“It wasn’t my fault, so there’s nothing I can really do. It’s just not my weekend.
“A little bit unlucky yesterday with the wind and unlucky today … Out of my control. Tough one. Of course it’s frustrating. It hurts a bit for sure in a championship point of view. It’s a lot of points to lose so quickly and so easily. There’s nothing I can control now, so I’ll just take it on the chin and move on.”
Lando Norris was putting a brave face on his retirement from the Dutch Grand Prix, but while the puff of smoke from his McLaren can’t be taken to represent his championship hopes, it certainly allowed Oscar Piastri to pull into the distance both literally and figuratively.

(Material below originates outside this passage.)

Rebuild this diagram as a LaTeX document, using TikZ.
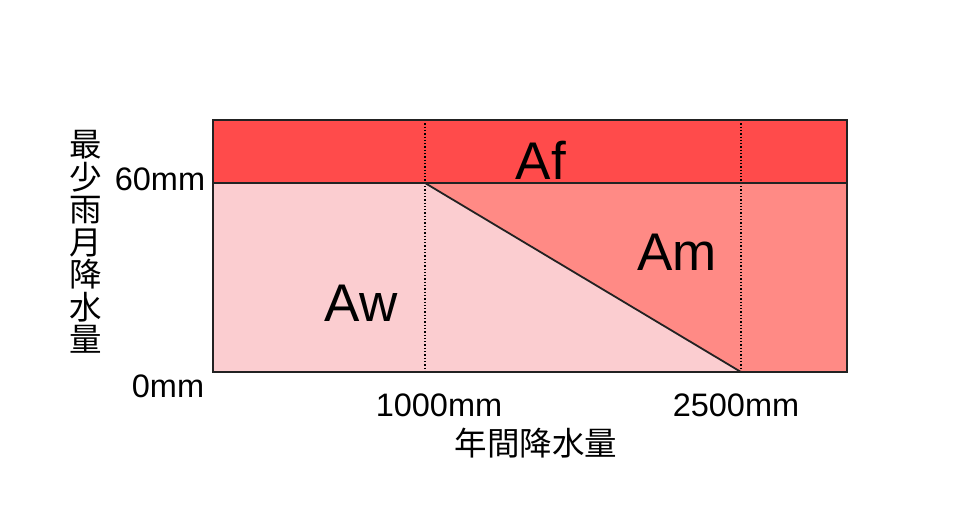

The gap had been nine points heading into the Zandvoort weekend, and Norris looked every bit the match for Piastri but did not quite get the job done in qualifying. Whether that was wind-affected on Saturday or not, he had put the pressure on his teammate throughout without being able to make a move, and the tiny margins that separated the pair on Saturday was set to be the defining factor of the race weekend.
And then the one thing that McLaren didn’t want to happen this year, happened. Something outside the driver’s control cost one of its two contenders a major haul of points.
“Reliability has been a strong point at McLaren for a long time,” McLaren team principal Andrea Stella said. “We have had today what looks like a technical reliability problem, which is always disappointing, but I would say that is even more inconvenient because it affects a situation in which we, as a team, wanted to stay as neutral as possible in what is the driver’s individual quest in the drivers’ championship.
“So it’s not ideal that we had a problem with the car, but that’s what it is.
The whole team will process this, trying to learn, reviewing the problem, fixing it and making sure that this is not a factor anymore for the future, not only for the reminder of the championship, even if obviously this is the main focus for the moment.”

Will Norris have to take a more aggressive approach now the gap has widened? Joe Portlock/Getty Images
It’s a compliment to McLaren that the failure came as such a surprise, and also a compliment to both drivers that it carries such weight. Norris and Piastri have been so closely matched that since the wet-weather chaos of Melbourne, the biggest points swing between the two was 13 in Saudi Arabia, where Norris recovered to fourth and Piastri won.
Over the past four rounds the biggest difference was eight – courtesy of Piastri finishing one place ahead in the Sprint as well as the main race in Belgium – so the 25-point gain for the leader on Sunday in Zandvoort is akin to the return over roughly three race weekends on recent form.
“The only thing I can do is try to win every race,” Norris says of how it impacts his title hopes. “That’s going to be difficult, but I’ll make sure I give it everything I can.
“I thought obviously this weekend was good. It wasn’t ever by much and I didn’t lose out by much in quali, but I felt always pretty on top of things and a couple of little areas to improve on. If it wasn’t for a little gust of wind down the start finish yesterday, I’d be on pole. I’m sure the race would have looked a bit different today.